# Information provided start
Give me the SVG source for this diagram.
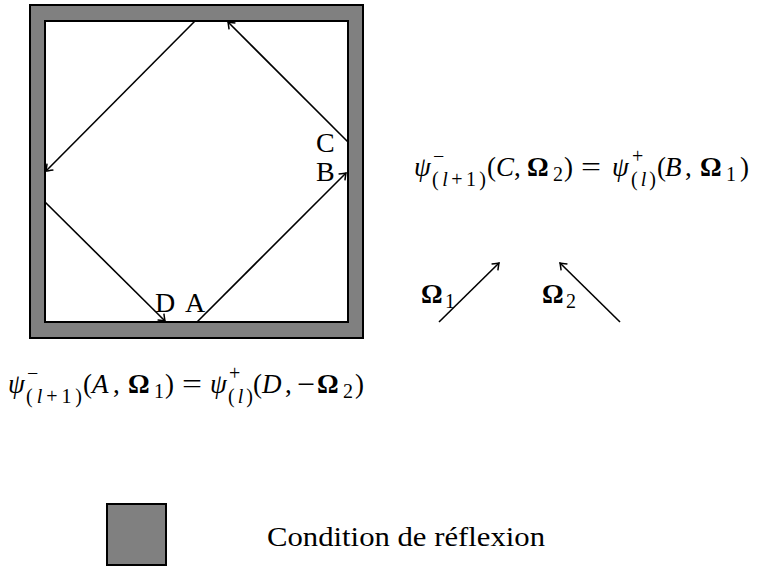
<svg xmlns="http://www.w3.org/2000/svg" width="762" height="566" viewBox="0 0 762 566">
<style>
.t{font-family:"Liberation Serif","Times New Roman",serif;fill:#000}
.lab{font-size:28px}
.m{font-size:27px}
.s{font-size:20px}
.i{font-style:italic}
.b{font-weight:bold}
.ln{stroke:#000;stroke-width:1.6;fill:none}
.wall{fill:#808080;stroke:#000;stroke-width:2}
</style>
<defs>
<marker id="arr" markerUnits="userSpaceOnUse" markerWidth="14" markerHeight="14" refX="0" refY="0" viewBox="-8 -7 10 14" orient="auto" overflow="visible">
<path d="M-6,-4.5 Q-1.5,-1 0,0 Q-1.5,1 -6,4.5" fill="none" stroke="#000" stroke-width="1.5"/>
</marker>
</defs>
<g id="domain">
<rect class="wall" x="30" y="5" width="333" height="333"/>
<rect x="45" y="21" width="303" height="301" fill="#fff" stroke="#000" stroke-width="2"/>
</g>
<g id="connectors">
<line class="ln" x1="197" y1="322" x2="346" y2="173" marker-end="url(#arr)"/>
<line class="ln" x1="348" y1="142" x2="228" y2="22" marker-end="url(#arr)"/>
<line class="ln" x1="195" y1="21" x2="46" y2="171" marker-end="url(#arr)"/>
<line class="ln" x1="45" y1="202" x2="165" y2="321" marker-end="url(#arr)"/>
<line class="ln" x1="439" y1="322" x2="499" y2="263" marker-end="url(#arr)"/>
<line class="ln" x1="620" y1="322" x2="560" y2="263" marker-end="url(#arr)"/>
</g>
<g id="labels">
<text class="t lab" x="316" y="152">C</text>
<text class="t lab" x="316" y="181">B</text>
<text class="t lab" x="155" y="312">D</text>
<text class="t lab" x="185" y="312">A</text>
</g>
<g id="omega1">
<text class="t m b" x="421" y="303">Ω</text>
<text class="t s" x="445" y="308">1</text>
</g>
<g id="omega2">
<text class="t m b" x="542" y="303">Ω</text>
<text class="t s" x="566" y="308">2</text>
</g>
<g id="eq1">
<text class="t m i" x="414" y="176">ψ</text>
<text class="t s" x="433" y="163">−</text>
<text class="t s" x="432" y="186" textLength="54" lengthAdjust="spacing">(<tspan class="i">l</tspan>+1)</text>
<text class="t m" x="487" y="176">(</text>
<text class="t m i" x="496" y="176">C</text>
<text class="t m" x="514" y="176">,</text>
<text class="t m b" x="527" y="176">Ω</text>
<text class="t s" x="553" y="181">2</text>
<text class="t m" x="564" y="176">)</text>
<text class="t m" x="581" y="176" textLength="20" lengthAdjust="spacingAndGlyphs">=</text>
<text class="t m i" x="612" y="176">ψ</text>
<text class="t s" x="632" y="163">+</text>
<text class="t s" x="631" y="186" textLength="25" lengthAdjust="spacing">(<tspan class="i">l</tspan>)</text>
<text class="t m" x="657" y="176">(</text>
<text class="t m i" x="665" y="176">B</text>
<text class="t m" x="685" y="176">,</text>
<text class="t m b" x="700" y="176">Ω</text>
<text class="t s" x="726" y="181">1</text>
<text class="t m" x="740" y="176">)</text>
</g>
<g id="eq2">
<text class="t m i" x="8" y="393">ψ</text>
<text class="t s" x="27" y="380">−</text>
<text class="t s" x="26" y="403" textLength="56" lengthAdjust="spacing">(<tspan class="i">l</tspan>+1)</text>
<text class="t m" x="83" y="393">(</text>
<text class="t m i" x="92" y="393">A</text>
<text class="t m" x="113" y="393">,</text>
<text class="t m b" x="128" y="393">Ω</text>
<text class="t s" x="154" y="398">1</text>
<text class="t m" x="165" y="393">)</text>
<text class="t m" x="182" y="393" textLength="20" lengthAdjust="spacingAndGlyphs">=</text>
<text class="t m i" x="210" y="393">ψ</text>
<text class="t s" x="229" y="380">+</text>
<text class="t s" x="228" y="403" textLength="25" lengthAdjust="spacing">(<tspan class="i">l</tspan>)</text>
<text class="t m" x="253" y="393">(</text>
<text class="t m i" x="262" y="393">D</text>
<text class="t m" x="285" y="393">,</text>
<text class="t m" x="297" y="393" textLength="18" lengthAdjust="spacingAndGlyphs">−</text>
<text class="t m b" x="317" y="393">Ω</text>
<text class="t s" x="343" y="398">2</text>
<text class="t m" x="355" y="393">)</text>
</g>
<g id="legend">
<rect class="wall" x="107" y="504" width="59" height="61"/>
<text class="t" font-size="28" x="267" y="546" textLength="278" lengthAdjust="spacingAndGlyphs">Condition de réflexion</text>
</g>
</svg>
# Information provided end
**Challenge**
Exclude the pictures, and transcribe all of the material exactly.

**Full answer**
Give me the SVG source for this diagram.
<svg xmlns="http://www.w3.org/2000/svg" width="762" height="566" viewBox="0 0 762 566">
<style>
.t{font-family:"Liberation Serif","Times New Roman",serif;fill:#000}
.lab{font-size:28px}
.m{font-size:27px}
.s{font-size:20px}
.i{font-style:italic}
.b{font-weight:bold}
.ln{stroke:#000;stroke-width:1.6;fill:none}
.wall{fill:#808080;stroke:#000;stroke-width:2}
</style>
<defs>
<marker id="arr" markerUnits="userSpaceOnUse" markerWidth="14" markerHeight="14" refX="0" refY="0" viewBox="-8 -7 10 14" orient="auto" overflow="visible">
<path d="M-6,-4.5 Q-1.5,-1 0,0 Q-1.5,1 -6,4.5" fill="none" stroke="#000" stroke-width="1.5"/>
</marker>
</defs>
<g id="domain">
<rect class="wall" x="30" y="5" width="333" height="333"/>
<rect x="45" y="21" width="303" height="301" fill="#fff" stroke="#000" stroke-width="2"/>
</g>
<g id="connectors">
<line class="ln" x1="197" y1="322" x2="346" y2="173" marker-end="url(#arr)"/>
<line class="ln" x1="348" y1="142" x2="228" y2="22" marker-end="url(#arr)"/>
<line class="ln" x1="195" y1="21" x2="46" y2="171" marker-end="url(#arr)"/>
<line class="ln" x1="45" y1="202" x2="165" y2="321" marker-end="url(#arr)"/>
<line class="ln" x1="439" y1="322" x2="499" y2="263" marker-end="url(#arr)"/>
<line class="ln" x1="620" y1="322" x2="560" y2="263" marker-end="url(#arr)"/>
</g>
<g id="labels">
<text class="t lab" x="316" y="152">C</text>
<text class="t lab" x="316" y="181">B</text>
<text class="t lab" x="155" y="312">D</text>
<text class="t lab" x="185" y="312">A</text>
</g>
<g id="omega1">
<text class="t m b" x="421" y="303">Ω</text>
<text class="t s" x="445" y="308">1</text>
</g>
<g id="omega2">
<text class="t m b" x="542" y="303">Ω</text>
<text class="t s" x="566" y="308">2</text>
</g>
<g id="eq1">
<text class="t m i" x="414" y="176">ψ</text>
<text class="t s" x="433" y="163">−</text>
<text class="t s" x="432" y="186" textLength="54" lengthAdjust="spacing">(<tspan class="i">l</tspan>+1)</text>
<text class="t m" x="487" y="176">(</text>
<text class="t m i" x="496" y="176">C</text>
<text class="t m" x="514" y="176">,</text>
<text class="t m b" x="527" y="176">Ω</text>
<text class="t s" x="553" y="181">2</text>
<text class="t m" x="564" y="176">)</text>
<text class="t m" x="581" y="176" textLength="20" lengthAdjust="spacingAndGlyphs">=</text>
<text class="t m i" x="612" y="176">ψ</text>
<text class="t s" x="632" y="163">+</text>
<text class="t s" x="631" y="186" textLength="25" lengthAdjust="spacing">(<tspan class="i">l</tspan>)</text>
<text class="t m" x="657" y="176">(</text>
<text class="t m i" x="665" y="176">B</text>
<text class="t m" x="685" y="176">,</text>
<text class="t m b" x="700" y="176">Ω</text>
<text class="t s" x="726" y="181">1</text>
<text class="t m" x="740" y="176">)</text>
</g>
<g id="eq2">
<text class="t m i" x="8" y="393">ψ</text>
<text class="t s" x="27" y="380">−</text>
<text class="t s" x="26" y="403" textLength="56" lengthAdjust="spacing">(<tspan class="i">l</tspan>+1)</text>
<text class="t m" x="83" y="393">(</text>
<text class="t m i" x="92" y="393">A</text>
<text class="t m" x="113" y="393">,</text>
<text class="t m b" x="128" y="393">Ω</text>
<text class="t s" x="154" y="398">1</text>
<text class="t m" x="165" y="393">)</text>
<text class="t m" x="182" y="393" textLength="20" lengthAdjust="spacingAndGlyphs">=</text>
<text class="t m i" x="210" y="393">ψ</text>
<text class="t s" x="229" y="380">+</text>
<text class="t s" x="228" y="403" textLength="25" lengthAdjust="spacing">(<tspan class="i">l</tspan>)</text>
<text class="t m" x="253" y="393">(</text>
<text class="t m i" x="262" y="393">D</text>
<text class="t m" x="285" y="393">,</text>
<text class="t m" x="297" y="393" textLength="18" lengthAdjust="spacingAndGlyphs">−</text>
<text class="t m b" x="317" y="393">Ω</text>
<text class="t s" x="343" y="398">2</text>
<text class="t m" x="355" y="393">)</text>
</g>
<g id="legend">
<rect class="wall" x="107" y="504" width="59" height="61"/>
<text class="t" font-size="28" x="267" y="546" textLength="278" lengthAdjust="spacingAndGlyphs">Condition de réflexion</text>
</g>
</svg>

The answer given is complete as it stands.